There are much better-equipped critics who’ve more thoughtfully & extensively tackled the nuanced ways Isle of Dogs has failed to fully justify its Japanese culture-gazing: Inkoo Kang, Justin Chang, Emily Yoshida, Alison Willmore, to name a few. As a white American, it’s not my place to declare whether this gray area issue makes the film worthy of vitriol or just cautions consideration. I could maybe push back slightly on the cultural appropriation claims that say there’s no reason the story had to be framed in Japan and that Anderson only chose that setting for its visual aesthetic. Like Kubo & The Two Strings’s philosophical relationship with the finality of death (or lack thereof), Isle of Dogs engages with themes of honor and ancestry that feel very specific to its Japanese setting (even if not at a fully satisfying depth). Truth be told, though, I likely would have enjoyed the film even without that thematic justification. Unless Isle of Dogs is your very first exposure to the director’s work, you’ve likely already formed a relationship with Wes Anderson as an artist, whether positive or negative. It’s a relationship that can only be reinforced as the director doubles down with each project, sinking even deeper into his own particular quirks. I assumed with Moonrise Kingdom that no film could have possibly gotten more Wes Andersony. Its follow-up, Grand Budapest Hotel, immediately proved that assumption wrong.
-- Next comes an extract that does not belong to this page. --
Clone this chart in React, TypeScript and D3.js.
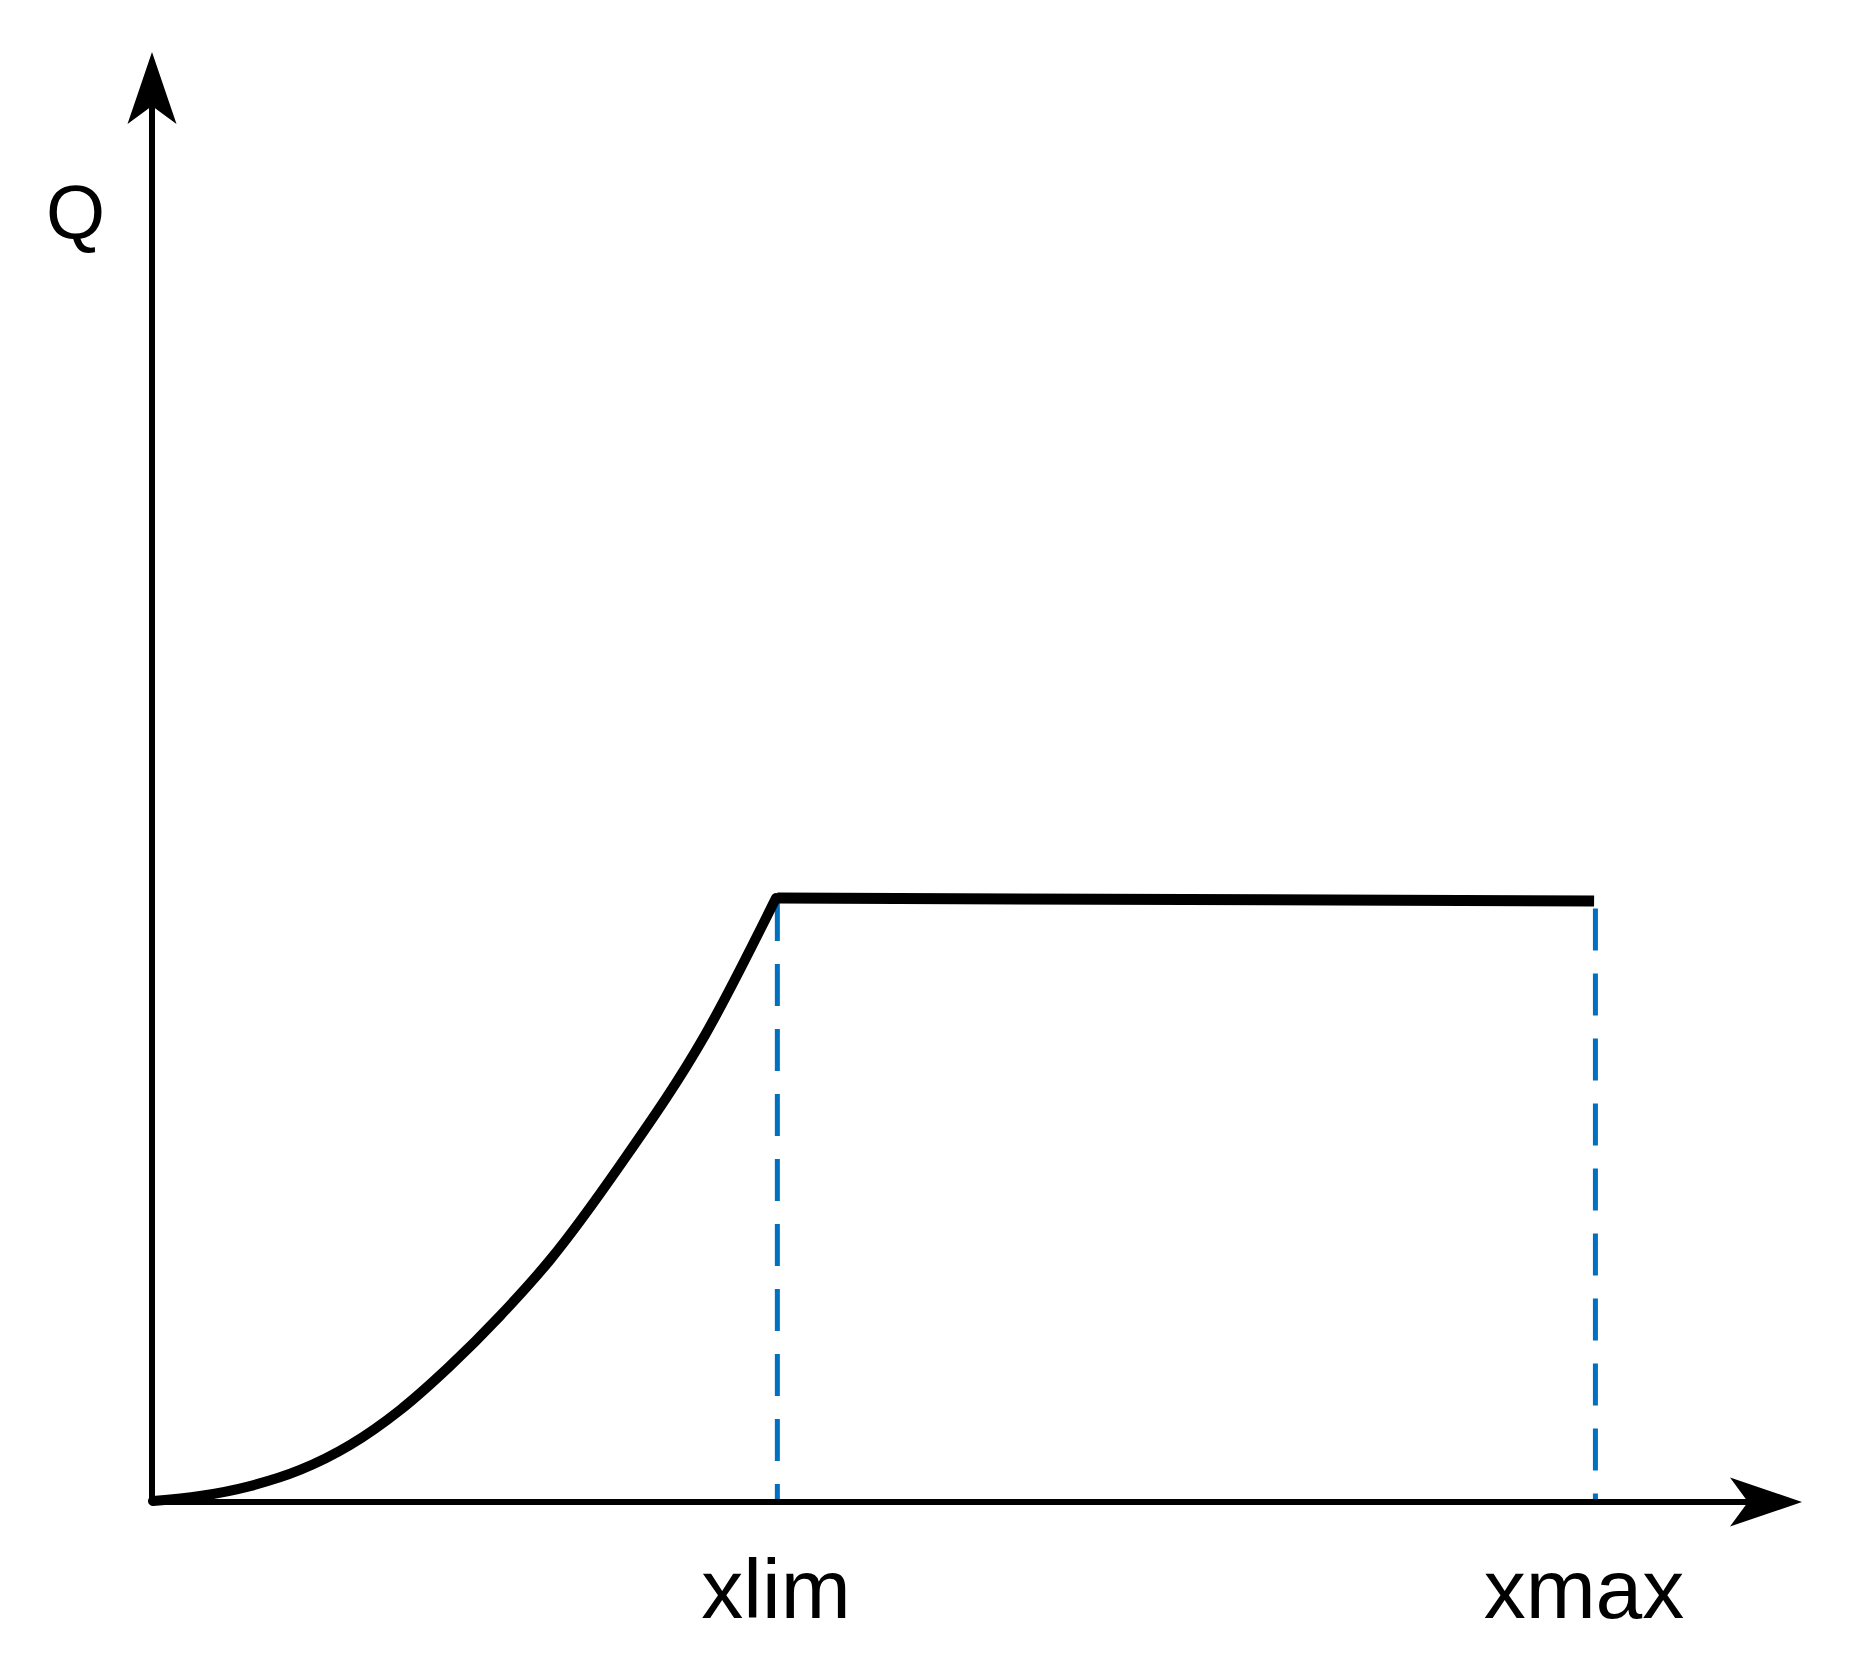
import React from "react";
import * as d3 from "d3";

// Rising part of Q(x) (abstract units, 0–100 on both axes)
const curveX = [0.06, 2.91, 5.94, 8.97, 12.0, 15.03, 18.06, 21.09, 24.12, 28.42, 33.52, 37.82];
const curveQ = [0.07, 0.41, 1.1, 2.21, 3.93, 6.34, 9.38, 12.83, 16.69, 23.31, 32.21, 41.66];
// Plateau
const flatX = [37.9, 87.4];
const flatQ = [41.65, 41.45];
// Marked positions
const markLabels = ["xlim", "xmax"];
const markX = [37.9, 87.48];
const markQ = [41.65, 41.0];
const axisLabelY = "Q";

const W = 1873;
const H = 1677;

export default function App() {
  const x = d3.scaleLinear().domain([0, 100]).range([152, 1802]);
  const y = d3.scaleLinear().domain([0, 100]).range([1502, 52]);

  const curvePts: [number, number][] = curveX.map((v, i) => [x(v), y(curveQ[i])]);
  const curvePath = d3.line().curve(d3.curveMonotoneX)(curvePts) || "";
  const flatPath =
    d3.line()(flatX.map((v, i) => [x(v), y(flatQ[i])] as [number, number])) || "";

  const x0 = x(0);
  const y0 = y(0);
  const xEnd = x(100);
  const yEnd = y(100);

  const arrowLen = 72;
  const arrowHalf = 24.5;
  const notch = 18;

  const yArrow = `M${x0},${yEnd} L${x0 + arrowHalf},${yEnd + arrowLen} L${x0},${yEnd + arrowLen - notch} L${x0 - arrowHalf},${yEnd + arrowLen} Z`;
  const xArrow = `M${xEnd},${y0} L${xEnd - arrowLen},${y0 + arrowHalf} L${xEnd - arrowLen + notch},${y0} L${xEnd - arrowLen},${y0 - arrowHalf} Z`;

  const font = "'Liberation Sans', Arial, sans-serif";

  return (
    <svg
      width={W}
      height={H}
      viewBox={`0 0 ${W} ${H}`}
      style={{ position: "absolute", left: 0, top: 0, background: "#fff" }}
    >
      <rect x={0} y={0} width={W} height={H} fill="#fff" />
      {/* dashed markers */}
      {markX.map((v, i) => (
        <line
          key={"d" + i}
          x1={x(v)}
          x2={x(v)}
          y1={y(markQ[i]) + 1}
          y2={y0}
          stroke="#0070c0"
          strokeWidth={5}
          strokeDasharray="42 23"
        />
      ))}
      {/* axes */}
      <line x1={x0} x2={x0} y1={y0 + 2} y2={yEnd + arrowLen - notch} stroke="#000" strokeWidth={6} />
      <line x1={x0 - 2} x2={xEnd - arrowLen + notch} y1={y0} y2={y0} stroke="#000" strokeWidth={6} />
      <path d={yArrow} fill="#000" />
      <path d={xArrow} fill="#000" />
      {/* curve */}
      <path d={curvePath} fill="none" stroke="#000" strokeWidth={10} strokeLinecap="round" />
      <path d={flatPath} fill="none" stroke="#000" strokeWidth={11} />
      {/* labels */}
      {markLabels.map((t, i) => (
        <text
          key={"t" + i}
          x={i === 0 ? 776 : 1584}
          y={1618}
          textAnchor="middle"
          fontFamily={font}
          fontSize={84}
          fill="#000"
        >
          {t}
        </text>
      ))}
      <text x={46} y={238} fontFamily={font} fontSize={76} fill="#000">
        {axisLabelY}
      </text>
    </svg>
  );
}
While Isle of Dogs stacks up nicely to either of those films in terms of visual achievements, its own doubling-down on the Wes Anderson aesthetic is tied to the director’s long history of blissful ignorance in approaching POC cultures (most notably before in The Darjeeling Limited). It does so by submerging itself in a foreign culture entirely without fully engaging with the implications of that choice. As a longtime Anderson devotee in the face of this doubling-down, I’m going to have to reconcile my love of his films with the fact that this exact limitation has always been a part of them, that I’ve willfully overlooked it in my appreciation of what he achieves visually, emotionally, and comedically elsewhere. Isle of Dogs is a gorgeous work of visual art and a very distinct approach to dystopian sci-fi. It’s a great film, but also a culturally oblivious one. The conversation around that internal conflict is just as vital as any praise for its technical achievements.